Hallo zusammen,
Galax Acheronian "Erstkontakt: Koloniewelten 4" beendet.
Die zweite Kurzgeschichte im Band heißt "Schicksal" und mit ihr wurde ich nicht so recht warm. Wir haben eine Wissenschaftlerin, die aus ihrer Trauer nicht herauskommt, und wir haben den guten Menschen, der ihr (durchaus nicht ohne Hintergedanken) helfen will. Wieder wird das Große "repressive Gesellschaft" auf das Kleine (persönlicher Umgang mit den Folgen des Ausbruchsversuch) heruntergebrochen. So etwas finde ich überaus spannend. Jetzt ist es ja ein Nebeneffekt von kurzen Texten, das sie nicht viel Platz bieten. Viel mehr als ein kurzes Aufbauen hin zur großen Krise und dann zur Lösung ist kaum möglich. Bei "Schicksal" mischt sich da nun für mich etwas zu viel Beiwerk ein. Wie jetzt welche Technik funktioniert, mhm. Es geht um die Wissenschaftlerin. Um ihr Leiden. Und die Möglichkeiten, ihr zu helfen. Da hätte ich mir mehr Tiefe der Figuren gewünscht und weniger Technik.

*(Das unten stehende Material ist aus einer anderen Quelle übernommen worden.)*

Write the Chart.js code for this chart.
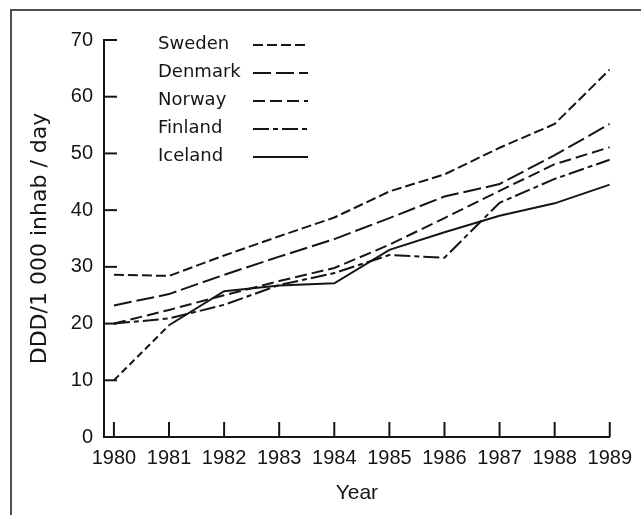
<!DOCTYPE html>
<html>
<head>
<meta charset="utf-8">
<script src="https://cdn.jsdelivr.net/npm/chart.js@4.4.1/dist/chart.umd.min.js"></script>
<style>
  html, body { margin: 0; padding: 0; background: #ffffff; }
  #wrap { position: relative; width: 641px; height: 515px; overflow: hidden; }
  #frame { position: absolute; left: 10px; top: 9px; width: 640px; height: 520px;
           border-top: 2px solid #505050; border-left: 2px solid #505050; box-sizing: border-box; }
  canvas { position: absolute; left: 0; top: 0; }
</style>
</head>
<body>
<div id="wrap">
  <div id="frame"></div>
  <canvas id="c" width="641" height="515"></canvas>
</div>
<script>
// ---- data ----
const years = [1980, 1981, 1982, 1983, 1984, 1985, 1986, 1987, 1988, 1989];
const sweden  = [28.6, 28.4, 32.0, 35.4, 38.7, 43.3, 46.3, 51.0, 55.2, 64.8];
const denmark = [23.2, 25.2, 28.6, 31.8, 34.9, 38.6, 42.4, 44.6, 49.7, 55.2];
const norway  = [20.0, 22.4, 25.0, 27.5, 29.8, 33.9, 38.6, 43.4, 48.1, 51.1];
const finland = [20.0, 20.9, 23.3, 26.8, 28.9, 32.1, 31.6, 41.3, 45.5, 48.9];
const iceland = [10.0, 19.7, 25.7, 26.7, 27.1, 33.0, 36.1, 39.0, 41.2, 44.5];
const yTickValues = [0, 10, 20, 30, 40, 50, 60, 70];
const yTitle = 'DDD/1 000 inhab / day';
const xTitle = 'Year';

const INK = '#151515';
const pts = arr => years.map((yr, i) => ({ x: yr, y: arr[i] }));

const series = [
  { label: 'Sweden',  values: sweden,  dash: [10, 4] },
  { label: 'Denmark', values: denmark, dash: [18, 5] },
  { label: 'Norway',  values: norway,  dash: [12, 5] },
  { label: 'Finland', values: finland, dash: [16, 4, 5, 4] },
  { label: 'Iceland', values: iceland, dash: [] }
];

const datasets = series.map(s => {
  const ds = {
    label: s.label,
    data: pts(s.values),
    borderColor: INK,
    borderWidth: 2,
    borderDash: s.dash,
    pointRadius: 0,
    tension: 0,
    fill: false
  };
  if (s.label === 'Iceland') {
    ds.segment = { borderDash: ctx => ctx.p0DataIndex === 0 ? [7, 4] : undefined };
  }
  return ds;
});

// inward tick marks drawn from the library's scales
const innerTicks = {
  id: 'innerTicks',
  afterDatasetsDraw(chart) {
    const { ctx, chartArea, scales } = chart;
    ctx.save();
    ctx.strokeStyle = INK;
    ctx.lineWidth = 2;
    ctx.setLineDash([]);
    scales.y.ticks.forEach(t => {
      if (t.value === 0) return;
      const py = scales.y.getPixelForValue(t.value);
      ctx.beginPath();
      ctx.moveTo(chartArea.left, py);
      ctx.lineTo(chartArea.left + 13, py);
      ctx.stroke();
    });
    scales.x.ticks.forEach(t => {
      const px = scales.x.getPixelForValue(t.value);
      ctx.beginPath();
      ctx.moveTo(px, chartArea.bottom);
      ctx.lineTo(px, chartArea.bottom - 15);
      ctx.stroke();
    });
    ctx.restore();
  }
};

// legend: name then line sample
const textLegend = {
  id: 'textLegend',
  afterDraw(chart) {
    const { ctx } = chart;
    ctx.save();
    ctx.font = '18px "DejaVu Sans"';
    ctx.fillStyle = INK;
    ctx.textBaseline = 'middle';
    ctx.textAlign = 'left';
    chart.data.datasets.forEach((ds, i) => {
      const y = 44 + i * 28;
      ctx.fillText(ds.label, 158, y);
      ctx.strokeStyle = INK;
      ctx.lineWidth = 2;
      ctx.setLineDash(ds.borderDash || []);
      ctx.beginPath();
      ctx.moveTo(253, y + 1);
      ctx.lineTo(308, y + 1);
      ctx.stroke();
    });
    ctx.restore();
  }
};

new Chart(document.getElementById('c'), {
  type: 'line',
  data: { datasets },
  options: {
    responsive: false,
    animation: false,
    layout: { padding: { left: 10, top: 40, right: 28, bottom: 0 } },
    plugins: { legend: { display: false }, tooltip: { enabled: false } },
    scales: {
      x: {
        type: 'linear',
        min: 1979.82,
        max: 1989,
        afterBuildTicks: s => { s.ticks = years.map(v => ({ value: v })); },
        afterFit: s => { s.height = 78; },
        grid: { display: false, drawTicks: false },
        border: { display: true, color: INK, width: 2 },
        ticks: {
          autoSkip: false, maxRotation: 0, padding: 9, color: INK,
          font: { family: '"Liberation Sans"', size: 20 },
          callback: v => String(v)
        },
        title: {
          display: true, text: xTitle, color: INK,
          font: { family: '"Liberation Sans"', size: 21 },
          padding: { top: 0, bottom: 9 }
        }
      },
      y: {
        min: 0,
        max: 70,
        afterBuildTicks: s => { s.ticks = yTickValues.map(v => ({ value: v })); },
        afterFit: s => { s.width = 94; },
        grid: { display: false, drawTicks: false },
        border: { display: true, color: INK, width: 2 },
        ticks: {
          padding: 11, color: INK,
          font: { family: '"Liberation Sans"', size: 20 }
        },
        title: {
          display: true, text: yTitle, color: INK,
          font: { family: '"DejaVu Sans"', size: 22 },
          padding: { top: 17, bottom: 0 }
        }
      }
    }
  },
  plugins: [innerTicks, textLegend]
});
</script>
</body>
</html>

Der Roman funktioniert in der Hinsicht wesentlich besser. Es geht um künstliche Schwerkraft. Und einen sich überraschend anbahnenden Deal zwischen dem repressiven System und den Nachfahren der von dort Vertriebenen. Es prallt Engstirnigkeit auf Toleranz. Und dazwischen die, die sich clever durchlavieren. Und auch manche, denen diese Fähigkeit fehlt. Ich kenne jetzt die anderen Romane aus der Reihe nicht, werde aber wie Nebenbei über die gesellschaftlichen Zustände auf der Erde informiert. Das wirkt nicht aufgesetzt. Und baut die Fronten geschickt auf. Zwischen die überraschend schnell der Kadett gerät. Er ist zutiefst von Erziehung/Indoktrination geprägt, eigentlich ein Musterbeispiel für den Menschen, den sich das repressive System wünscht. Und dann, bamm, kommen die Zweifel. Ja, die werden durch seinen Kumpel genährt. Aber wie glaubwürdig ist es, dass der Kumpel mit einem Mal so offen mit dem Kadetten redet? Ja, der Wandlungsprozess des Kadetten ist durchaus nachvollziehbar, gerade auch weil er durch die Folgen (s)einer Handlung dazu gezwungen wird, sich zu entscheiden, auf welcher Seite er stehen will. Da lässt der Text sich viel Zeit. Erste Bedenken, Neugierde, Rückfall in den "Glauben", Reue, Entscheidung - das passt.
Ein paar Sachen missfielen mir. Was braucht es in der Nasszelle eines Raumschiffes ohne Schwerkraft den Hinweis, das Wasser auf dem Boden Rutschgefahr bedeutet? Und warum bekommt die Crew Tabletten zur ...? Kleine Pumpe implantieren und, zack, gesicherte Dauerabgabe des Wirkstoffs. So ist auch verhindert, dass jemand die Tablette nicht schluckt. Und da es kein Handbuch "Navigation für Science-Fiction Leser" gibt, kann ich da nicht nachschlagem, wie viele Raumschiffe benötigt werden, um die Grenze des beherrschten Raums zu sichern. Die im Roman genannte Zahl erscheint mir auch für einen "Sektor" viel zu gering. Vor allem frage ich mich, welchen Sinn diese Grenzsicherung hat, wenn Raumschiffe "springen" können?
Ich bin bewusst vage geblieben weil ich nicht spoilern will.
Ach ja, hat mir gefallen. Gute Unterhaltung. Nicht Action ist der Held, es sind die Menschen. Auch wenn gerade das Schwarz dann doch etwas zu schwarz gezeichnet ist, die Grautöne wiegen das auf.
Sprachlich holpert es manchmal arg, aber Sprache ist Geschmackssache. Dass ich kein Freund von <"...", keuchte er.> etc. bin, habe ich schon zuvor erwähnt. Manches Mal reden Offiziere auch arg flappsig (und klingen dabei wie 2020). Da ist noch Potential. Bin schon gespannt, wie sich die Texte von Galax in zwei, drei Jahren lesen :-)
Gestern dann angefangen: Adam Brooks "Der chinesische Verräter". Ich bin ja bei Klappentexthymnen a la "Auf einer Höhe mit John le Carré und Frederick Forsyth" stets skeptisch, aber hier scheint mir der bislang (Seite 158) zu passen. Ich vernachlässige dabei mal bewusst die Unterschiede zwischen le Carré und Forsyth.